If you bring out your check too often, you’ll probably have to turn around later on in life to ask for help in return. It’s a cycle you shouldn’t start with your family as you never know what the future holds for anyone. When you’re in a dire situation, what’s gonna happen if emergency strikes for your children and they’re quite simply unable to help?
Also, don’t go into debt trying to help someone out of the same hole!
4. Offer Help That Isn’t Monetary
There are still things you can do to help that don’t revolve around money changing hands. If you have grandchildren you could offer to babysit. That way, your children can, for a time, forget about expensive daycare costs.
Are they struggling with groceries? Inviting them over for breakfast, lunch or dinner is not only a great way to cut down on costs but it could also provide some much needed time with the family.
If they’re having a hard time landing a job and you have good connections, try to put a good word in for them. A lot of financial advisors claim that networking is a crucial skill for bringing home more money. You could be their ramp to a better, brighter future.

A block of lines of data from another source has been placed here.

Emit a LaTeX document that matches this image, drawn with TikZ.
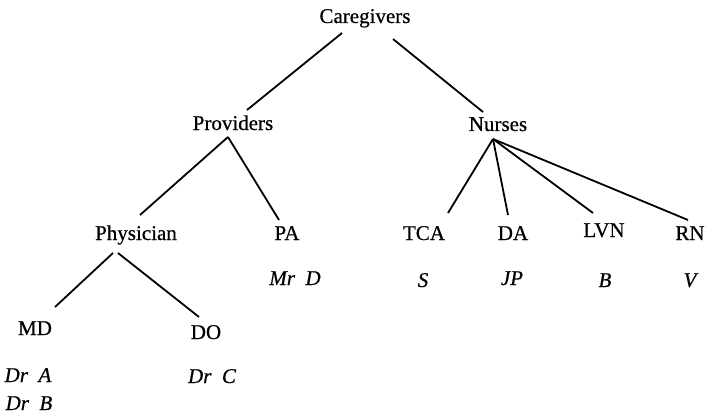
\documentclass[tikz,border=0pt]{standalone}
\usepackage{fontspec}
\setmainfont[FakeBold=0.6,AutoFakeBold=0.6]{Liberation Serif}
\usetikzlibrary{calc}
\begin{document}
\begin{tikzpicture}[x=1pt,y=-1pt,
  lbl/.style={anchor=base,inner sep=0pt,font=\fontsize{21}{25}\selectfont},
  who/.style={anchor=base,inner sep=0pt,font=\fontsize{21}{25}\selectfont\itshape},
  edge/.style={line width=1.8pt}]
\useasboundingbox (0,0) rectangle (706,417);
\node[lbl] (cg) at (365,23) {Caregivers};
\node[lbl] (pv) at (233,130) {Providers};
\node[lbl] (nu) at (498,131) {Nurses};
\node[lbl] (ph) at (136,240) {Physician};
\node[lbl] (pa) at (287,240) {PA};
\node[lbl] (md) at (35,335) {MD};
\node[lbl] (do) at (206,339) {DO};
\node[lbl] (tca) at (424,240) {TCA};
\node[lbl] (da) at (513,240) {DA};
\node[lbl] (lvn) at (604,237) {LVN};
\node[lbl] (rn) at (690,240) {RN};
\node[who] (mrd) at (295,285) {Mr\ \ D};
\node[who] (dra) at (28,382) {Dr\ \ A};
\node[who] (drb) at (29,410) {Dr\ \ B};
\node[who] (drc) at (212,383) {Dr\ \ C};
\node[who] (s) at (423,287) {S};
\node[who] (jp) at (512,285) {JP};
\node[who] (b) at (605,287) {B};
\node[who] (v) at (690,287) {V};
\draw[edge] ($(cg.base)+(-23,10)$) -- ($(pv.base)+(14,-20)$);
\draw[edge] ($(cg.base)+(28,16)$) -- ($(nu.base)+(-15,-19)$);
\draw[edge] ($(pv.base)+(-5,7)$) -- ($(ph.base)+(4,-25)$);
\draw[edge] ($(pv.base)+(-5,7)$) -- ($(pa.base)+(-8,-20)$);
\draw[edge] ($(ph.base)+(-23,13)$) -- ($(md.base)+(20,-28)$);
\draw[edge] ($(ph.base)+(-18,13)$) -- ($(do.base)+(-7,-22)$);
\draw[edge] ($(nu.base)+(-5,8)$) -- ($(tca.base)+(24,-27)$);
\draw[edge] ($(nu.base)+(-5,8)$) -- ($(da.base)+(-5,-25)$);
\draw[edge] ($(nu.base)+(-5,8)$) -- ($(lvn.base)+(-11,-24)$);
\draw[edge] ($(nu.base)+(-5,8)$) -- ($(rn.base)+(-2,-20)$);
\end{tikzpicture}
\end{document}
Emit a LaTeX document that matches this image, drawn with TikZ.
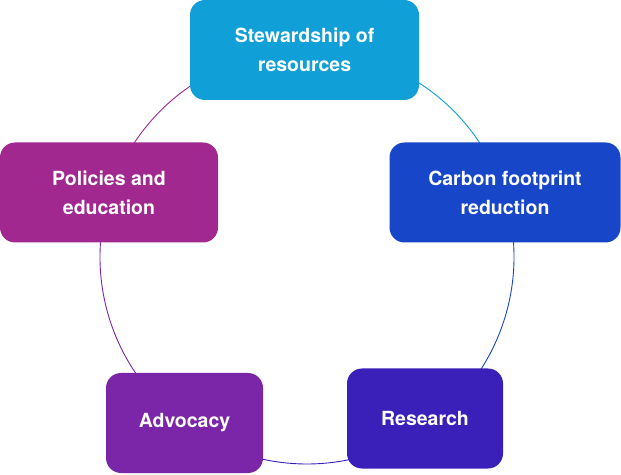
\documentclass[tikz,border=0pt]{standalone}
\usepackage{fontspec}
\setsansfont{TeX Gyre Heros}
\usepackage{tikz}
\usetikzlibrary{backgrounds}
\definecolor{cystew}    {HTML}{109FD6}
\definecolor{cycarbon}  {HTML}{1746C8}
\definecolor{cyresearch}{HTML}{3A1FB8}
\definecolor{cyadvocacy}{HTML}{7B25A8}
\definecolor{cypolicy}  {HTML}{A0288E}
\tikzset{
  cybox/.style={rounded corners=15pt, minimum height=100pt, inner sep=0pt,
                text=white, align=center,
                font=\sffamily\bfseries\fontsize{19.5}{29}\selectfont},
  cyarc/.style={line width=0.9pt},
}

\begin{document}
\begin{tikzpicture}[x=1pt,y=1pt]
  \useasboundingbox (0,0) rectangle (621,474);
  \coordinate (ctr) at (307,217);
  \node[cybox, fill=cystew, minimum width=229pt]     (stew)     at (304.5,424) {Stewardship of\\resources};
  \node[cybox, fill=cycarbon, minimum width=231pt]   (carbon)   at (505,281.5) {Carbon footprint\\reduction};
  \node[cybox, fill=cyresearch, minimum width=156pt] (research) at (425,55.5)  {Research};
  \node[cybox, fill=cyadvocacy, minimum width=157pt] (advocacy) at (184.5,51)  {Advocacy};
  \node[cybox, fill=cypolicy, minimum width=218pt]   (policy)   at (109,281.5) {Policies and\\education};
  % ring behind the boxes, one arc per step
  \begin{scope}[on background layer]
    \foreach \a/\b/\c in {90/18/cystew, 18/-54/cycarbon, -54/-126/cyresearch,
                          -126/-198/cyadvocacy, 162/90/cypolicy}
      {\draw[cyarc,\c] (ctr) ++(\a:207) arc[start angle=\a, end angle=\b, radius=207];}
  \end{scope}
\end{tikzpicture}
\end{document}
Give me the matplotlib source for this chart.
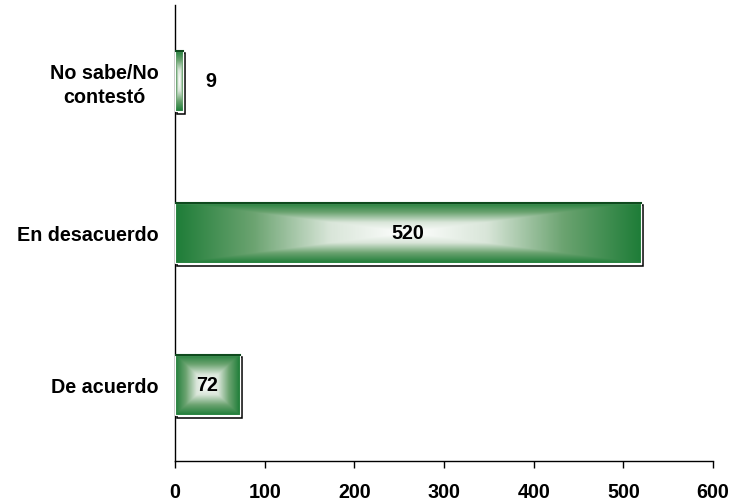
import numpy as np
import matplotlib
matplotlib.use("Agg")
import matplotlib.pyplot as plt
from matplotlib.colors import LinearSegmentedColormap
from matplotlib.patches import Rectangle

categories = ["De acuerdo", "En desacuerdo", "No sabe/No\ncontestó"]
values = [72, 520, 9]
xticks = [0, 100, 200, 300, 400, 500, 600]

plt.rcParams['font.family'] = ['Liberation Sans', 'DejaVu Sans']

fig = plt.figure(figsize=(7.31, 5.03), dpi=100)
ax = fig.add_axes([0.2394, 0.0835, 0.7360, 0.9065])

cmap = LinearSegmentedColormap.from_list("g", [(1, 1, 1), (0.85, 0.90, 0.85), (0.42, 0.64, 0.44), (0.12, 0.49, 0.22)])
bar_h = 0.40
ax.set_xlim(0, 600)
ax.set_ylim(-0.5, 2.5)

n = 200
u = np.linspace(-1, 1, n)
U, V = np.meshgrid(u, u)
grad = np.maximum(np.abs(U), np.abs(V))

fs = 14.2
for i, v in enumerate(values):
    y0 = i - bar_h / 2
    # shadow / frame
    ax.add_patch(Rectangle((2.2, y0 - 0.015), v, bar_h, facecolor='none',
                           edgecolor='black', lw=1.1, zorder=2))
    ax.imshow(grad, cmap=cmap, extent=[0, v, y0, y0 + bar_h], aspect='auto',
              origin='lower', zorder=3, interpolation='bilinear')
    ax.add_patch(Rectangle((0, y0), v, bar_h, facecolor='none',
                           edgecolor='white', lw=0.8, zorder=4))
    ax.plot([0, v], [y0 + bar_h, y0 + bar_h], color='#0f4a1e', lw=1.5, zorder=5)
    if v < 40:
        ax.text(v + 25, i, str(v), ha='left', va='center', fontsize=fs,
                fontweight='bold', zorder=6)
    else:
        ax.text(v / 2, i, str(v), ha='center', va='center', fontsize=fs,
                fontweight='bold', zorder=6)

ax.set_yticks(range(len(categories)))
ax.set_yticklabels(categories, fontsize=fs, fontweight='bold', ha='right',
                   multialignment='center', linespacing=1.35)
ax.tick_params(axis='y', length=0, pad=12)
ax.set_xticks(xticks)
ax.set_xticklabels([str(t) for t in xticks], fontsize=fs, fontweight='bold')
ax.tick_params(axis='x', length=5, width=1, pad=11, direction='out')
for s in ['top', 'right']:
    ax.spines[s].set_visible(False)
for s in ['left', 'bottom']:
    ax.spines[s].set_linewidth(1)
ax.set_facecolor('white')

fig.savefig("out.png", dpi=100)
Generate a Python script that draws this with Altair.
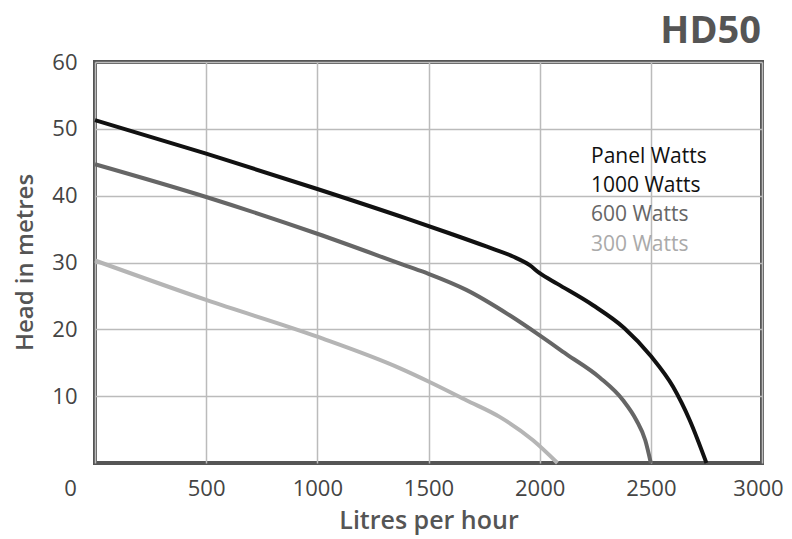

5. It’s a Loan, Not a Gift!
It might seem a little bit cold, but we think that offering a loan instead of a gift would help both you and your child in the long run. The idea is this: you’ll earn back a bit more money if you add a 2% interest rate and you could be teaching them valuable financial lessons along the way.
Some parents have even admitted that they ask for repayments three months after offering the loan. Others use the first paycheck rule: one the first one goes through it’s time to start expecting money back.
6. Don’t Worry about Phone Bills
On a lighter note, don’t worry so much about paying for your kid’s phone bills. The way contracts are structured, you’re probably getting heavy discounts for family plans. Cutting someone off might make you pay more in the long run.
But also, take a look around. Chances are more people than you think are paying for their kids’ phone bills. Financial advisors even claim there’s nothing strange about the practice, they hear about it all the time.
7. Don’t Assume Your Child Knows Everything about Finances
More often than not, this is the one issue that keeps adult children in constant financial peril. It’s not easy to admit they don’t have any idea how credits work, how to tackle debt, how to shop around for the best deals. They might not even know how little they know about the world of banking and budgeting.
You should talk to them about these things. Finding out gaps in knowledge could save you a lot of money and troubles down the line. By learning about a problem, your child will be more likely to avoid it.
So, there you have it. These are tips on how to help your children without going broke. A lot of these might seem obvious, but it’s better to state the obvious than to leave any stone unturned.
The sooner you try these out the faster your children will get back on track, so don’t avoid any of these steps.
For those with experience in the matter, what other tips have you got for the rest of the community?